Auf seinem „Rocket Park“, einem Fertigungsgelände am Weltraumbahnhof Cape Canaveral, baut Blue Origin nicht nur Raketen, sondern hat unlängst auch eine Fertigungshalle für seine Mondfähren eingeweiht. Die Vehikel, die hier entstehen, sollen künftig 100 Tonnen Treibstoff vom Orbit der Erde zu dem des Mondes transportieren – und eben auch Astronauten. Satellitenbilder zeigen, wie massiv das Unternehmen seinen Fertigungskomplex ausbaut.
Bilder: LiveEO/Google Earth/Maxar, LiveEO/Google Earth/Airbus, LiveEO/Up42/Airbus
Neben Raketen, Satelliten und Raumschiffen entwickelt Blue Origin auch eine Raumstation.

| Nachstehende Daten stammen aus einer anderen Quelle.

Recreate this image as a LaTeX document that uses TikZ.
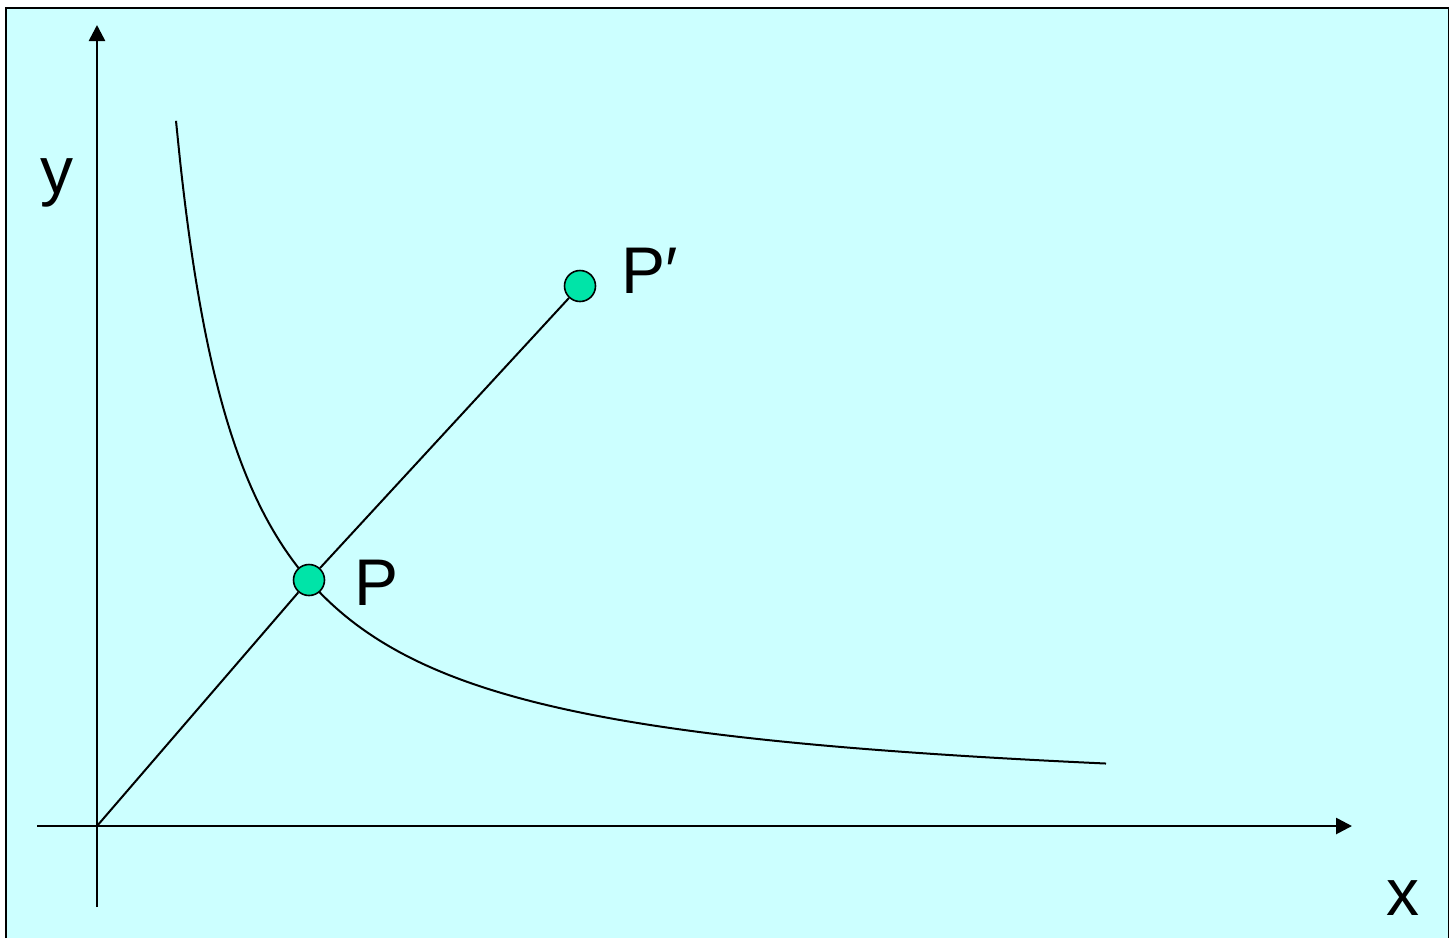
\documentclass[tikz,border=0pt]{standalone}
\usepackage{fontspec}
\setmainfont{Liberation Sans}
\usepackage{xcolor}
\usetikzlibrary{arrows.meta,positioning}
\definecolor{softcyan}{HTML}{CCFFFF}
\definecolor{pointgreen}{HTML}{00E4A8}

\begin{document}
\begin{tikzpicture}[x=0.5pt, y=-0.5pt, font=\fontsize{33}{36}\selectfont, >={Triangle[length=8pt, width=8pt]}]
  \tikzstyle{axis}=[line width=1.3pt]
  \tikzstyle{pointdot}=[circle, draw, line width=0.8pt, fill=pointgreen, minimum size=15.5pt, inner sep=0pt]
  \tikzstyle{lbl}=[anchor=base, inner sep=0pt]
  \useasboundingbox (0,0) rectangle (1449,938);
  \fill[white] (0,0) rectangle (1449,938);
  \draw[fill=softcyan, line width=1pt] (6,938) -- (6,8) -- (1449,8) -- (1449,938);

  % axes
  \coordinate (O) at (97,826);
  \coordinate (xleft) at (37,826);
  \coordinate (xright) at (1352,826);
  \coordinate (ybottom) at (97,907);
  \coordinate (ytop) at (97,25);
  \draw[axis, ->] (xleft) -- (xright);
  \draw[axis, ->] (ybottom) -- (ytop);
  \node[lbl] (ylabel) at (57,193) {y};
  \node[lbl] (xlabel) at (1403,915) {x};

  % curve
  \draw[line width=1pt] plot[domain=176:1106, samples=200, smooth] ({\x},{809.2-455/((\x-109.9)/100)});

  % points
  \node[pointdot] (P) at (309,580) {};
  \node[pointdot] (Pp) at (580,286) {};
  \draw[line width=1pt] (O) -- (P);
  \draw[line width=1pt] (P) -- (Pp);
  \node[lbl] (Plabel) at (377,605) {P};
  \node[lbl] (Pplabel) at (650,293) {P′};
\end{tikzpicture}
\end{document}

Orbital Reef, so ihr Name, könnte als private Station die Internationale Raumstation ISS beerben, die voraussichtlich im Jahr 2030 ihren Dienst einstellt. Blue Origin ist eines der Unternehmen, denen die Nasa dafür schon dreistellige Millionenbeträge überwiesen hat.
Für Weltraumfan Bezos ist das nur der Anfang einer Kolonisierung des Weltraums. „Ich glaube, dass in den nächsten Jahrzehnten Millionen von Menschen im Weltraum leben werden“, sagt Bezos im Oktober bei einem Auftritt auf der Italian Tech Week in Turin. Eine kühne Vision.
Einen Hauch davon werden Hans Königsmann und Michaela Benthaus bei ihrem Flug in der New Shepard zu spüren bekommen. Etwa drei Minuten lang können die beiden Deutschen die Schwerelosigkeit genießen – dann heißt es: Anschnallen – und ab zurück zur Erde.